Project description:It is well-known that heparin and other glycosaminoglycans (GAGs) inhibit complement activation. It is however not known whether fractionation and/or modification of GAGs might deliver pathway-specific inhibition of the complement system. Therefore, we evaluated a library of GAGs and their derivatives for their functional pathway specific complement inhibition, including the MASP-specific C4 deposition assay. Interaction of human MASP-2 with heparan sulfate/heparin was evaluated by surface plasmon resonance, ELISA and in renal tissue. In vitro pathway-specific complement assays showed that highly sulfated GAGs inhibited all three pathways of complement.

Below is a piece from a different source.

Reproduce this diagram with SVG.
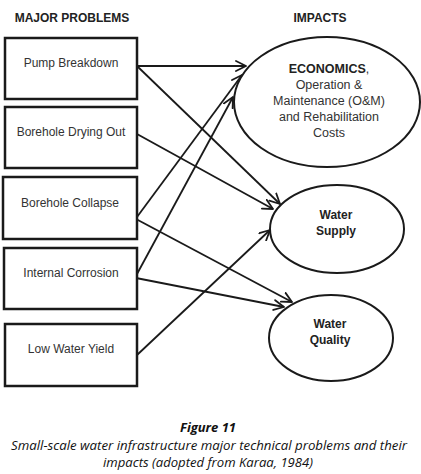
<svg xmlns="http://www.w3.org/2000/svg" width="421" height="474" viewBox="0 0 421 474">
<defs>
<marker id="arr" viewBox="0 0 12 12" refX="11" refY="6" markerWidth="12" markerHeight="12" markerUnits="userSpaceOnUse" orient="auto">
<path d="M1,1 L11,6 L1,11" fill="none" stroke="#1a1a1a" stroke-width="1.8" stroke-linecap="round" stroke-linejoin="round"/>
</marker>
<style>
.box{fill:#fff;stroke:#1a1a1a;stroke-width:2.5}
.ell{fill:#fff;stroke:#1a1a1a;stroke-width:2}
.t{font-family:"Liberation Sans",Arial,sans-serif;font-size:12px;fill:#333;text-anchor:middle}
.b{font-weight:bold;fill:#222}
.c{stroke:#1a1a1a;stroke-width:1.8;fill:none;marker-end:url(#arr)}
.cap{font-family:"Open Sans","Liberation Sans",sans-serif;font-style:italic;font-size:13px;fill:#111;text-anchor:middle}
</style>
</defs>
<rect width="421" height="474" fill="#fff"/>
<text class="t b" x="72" y="22">MAJOR PROBLEMS</text>
<text class="t b" x="320" y="22">IMPACTS</text>
<g id="connectors">
<line class="c" x1="137" y1="66" x2="246" y2="66"/>
<line class="c" x1="137" y1="66" x2="280" y2="204"/>
<line class="c" x1="137" y1="134" x2="273" y2="209"/>
<line class="c" x1="137" y1="217" x2="242" y2="75"/>
<line class="c" x1="136" y1="219" x2="292" y2="302"/>
<line class="c" x1="137" y1="274" x2="233" y2="97"/>
<line class="c" x1="136" y1="278" x2="284" y2="307"/>
<line class="c" x1="137" y1="355" x2="270" y2="230"/>
</g>
<g id="pump"><rect class="box" x="5" y="38" width="132" height="61"/><text class="t" x="71" y="67">Pump Breakdown</text></g>
<g id="drying"><rect class="box" x="5" y="107" width="132" height="61"/><text class="t" x="71" y="136">Borehole Drying Out</text></g>
<g id="collapse"><rect class="box" x="3" y="177" width="134" height="62"/><text class="t" x="70" y="207">Borehole Collapse</text></g>
<g id="corrosion"><rect class="box" x="4" y="248" width="133" height="61"/><text class="t" x="71" y="277">Internal Corrosion</text></g>
<g id="yield"><rect class="box" x="5" y="324" width="132" height="62"/><text class="t" x="71" y="353">Low Water Yield</text></g>
<g id="economics"><ellipse class="ell" cx="327" cy="102" rx="93" ry="65"/>
<text class="t" x="329" y="73" style="font-size:12.5px"><tspan class="b">ECONOMICS</tspan>,</text>
<text class="t" x="329" y="89" style="font-size:12.5px">Operation &amp;</text>
<text class="t" x="329" y="105" style="font-size:12.5px">Maintenance (O&amp;M)</text>
<text class="t" x="329" y="121" style="font-size:12.5px">and Rehabilitation</text>
<text class="t" x="329" y="137" style="font-size:12.5px">Costs</text>
</g>
<g id="supply"><ellipse class="ell" cx="337" cy="229" rx="67" ry="44"/>
<text class="t b" x="336" y="219">Water</text><text class="t b" x="336" y="235">Supply</text></g>
<g id="quality"><ellipse class="ell" cx="331" cy="338" rx="62" ry="43"/>
<text class="t b" x="330" y="328">Water</text><text class="t b" x="330" y="344">Quality</text></g>
<text class="cap" x="208" y="432" style="font-weight:bold" textLength="56" lengthAdjust="spacingAndGlyphs">Figure 11</text>
<text class="cap" x="209" y="450" textLength="396" lengthAdjust="spacingAndGlyphs">Small-scale water infrastructure major technical problems and their</text>
<text class="cap" x="208" y="467" textLength="210" lengthAdjust="spacingAndGlyphs">impacts (adopted from Karaa, 1984)</text>
</svg>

Small heparin- and heparan sulfate-derived oligosaccharides were selective inhibitors of the lectin pathway (LP). These small oligosaccharides showed identical inhibition of the ficolin-3 mediated LP activation, failed to inhibit the binding of MBL to mannan, but inhibited C4 cleavage by MASPs. Hexa- and pentasulfated tetrasaccharides represent the smallest MASP inhibitors both in the functional LP assay as well in the MASP-mediated C4 assay. Surface plasmon resonance showed MASP-2 binding with heparin and heparan sulfate, revealing high Kon and Koff rates resulted in a Kd of ~2 ?M and confirmed inhibition by heparin-derived tetrasaccharide. In renal tissue, MASP-2 partially colocalized with agrin and heparan sulfate, but not with activated C3, suggesting docking, storage, and potential inactivation of MASP-2 by heparan sulfate in basement membranes. Our data show that highly sulfated GAGs mediated inhibition of all three complement pathways, whereas short heparin- and heparan sulfate-derived oligosaccharides selectively blocked the lectin pathway via MASP-2 inhibition. Binding of MASP-2 to immobilized heparan sulfate/heparin and partial co-localization of agrin/heparan sulfate with MASP, but not C3b, might suggest that in vivo heparan sulfate proteoglycans act as a docking platform for MASP-2 and possibly prevent the lectin pathway from activation.